E. Coli Infections Traced to Single Strain of Bacteria

GW Professor Lance Price’s discovery could lead to development of a preventive vaccine.

December 17, 2013

E. coli

Dr. Price and colleagues analyzed the genomes of E. coli samples over 44 years.

A recent discovery from a George Washington University researcher could help doctors identify, stop or prevent a particularly malignant strain of Escherichia coli before it turns into a lethal infection.

In the past decade, a single strain of Escherichia coli, or E. coli, has become the main cause of bacterial infections in women and the elderly by invading the bladder and kidneys, according to research from Lance Price, professor of environmental and occupational health in the School of Public Health and Health Services (SPHHS).

Besides becoming more resistant to antibiotics, the strain H30-Rx gained an unprecedented ability to spread from the urinary tract to the blood, leading to the most lethal form of bacterial infections—sepsis—and posing a looming threat to the more than 10 million Americans who annually suffer from urinary tract infections (UTIs).

Dr. Price’s study, published Tuesday in the scientific magazine mBio, helps trace the evolutionary history of this superbug—an antibiotic resistant organism— and could lead to the development of a preventive vaccine.

Previous research suggested that the ST131 group of E. coli had independently gained resistance to antibiotics through separate genetic events. The ST131 group had been identified as a major source of superbugs among UTI bacteria. If true, the existence of many different resilient strains would prove a formidable threat with multiple ways of evading the immune system and medical treatment.

Using whole-genome sequencing, Dr. Price and his colleagues—James R. Johnson of the Veterans Affairs Medical Center and the University of Minnesota, and Evgeni V. Sokurenko of the University of Washington School of Medicine—analyzed the genomes of E. coli samples from patients and animals in five countries over 44 years. They then created a family tree tracing how the superbug clones emerged as the result of discrete genetic events.

To the researchers’ surprise, they discovered that the ST131 strains represented genetic clones abruptly evolved from a single strain of E. coli.

By gaining mutations in two genes, a strain called H30 gave rise more than a decade ago to the H30-R clone, which became fully resistant to the then-wonder drug known as Cipro. Soon after, a new clone evolved from H30-R called H30-Rx, which is resistant to several powerful antibiotics.

“Astoundingly, we found that all of the resistance could be traced back to a single ancestor,” Dr. Price said. “Our research shows this superbug then took off, and now causes lots of drug-resistant infections.”

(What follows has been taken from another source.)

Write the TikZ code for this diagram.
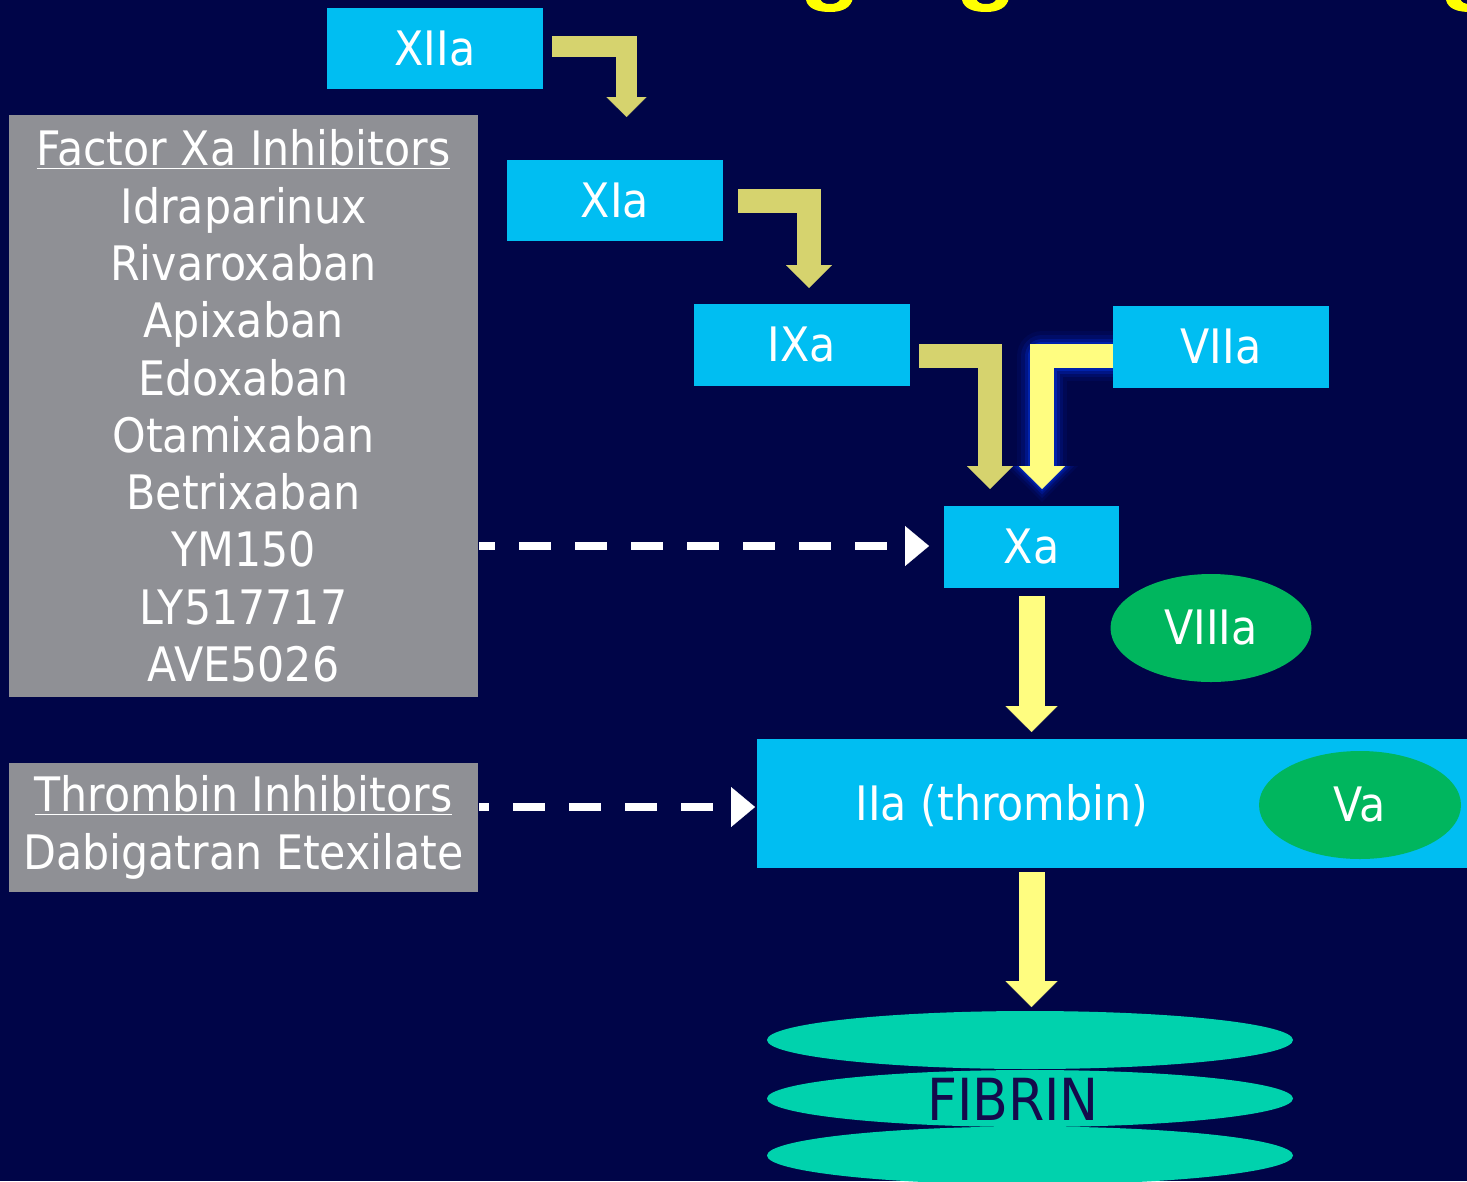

H30-Rx, appears to be much more adept than other E. coli at ascending from the bladder to the kidneys and then into the bloodstream, where it can be lethal, and the study suggests that H30-Rx may be responsible for 1.5 million UTIs and tens of thousands of deaths annually in the United States.

Dr. Price’s research suggests that, by focusing on H30-Rx, researchers might find a vaccine that could prevent many infections.  Vaccines for highly resistant strains of superbugs could protect people from ever getting sick in the first place.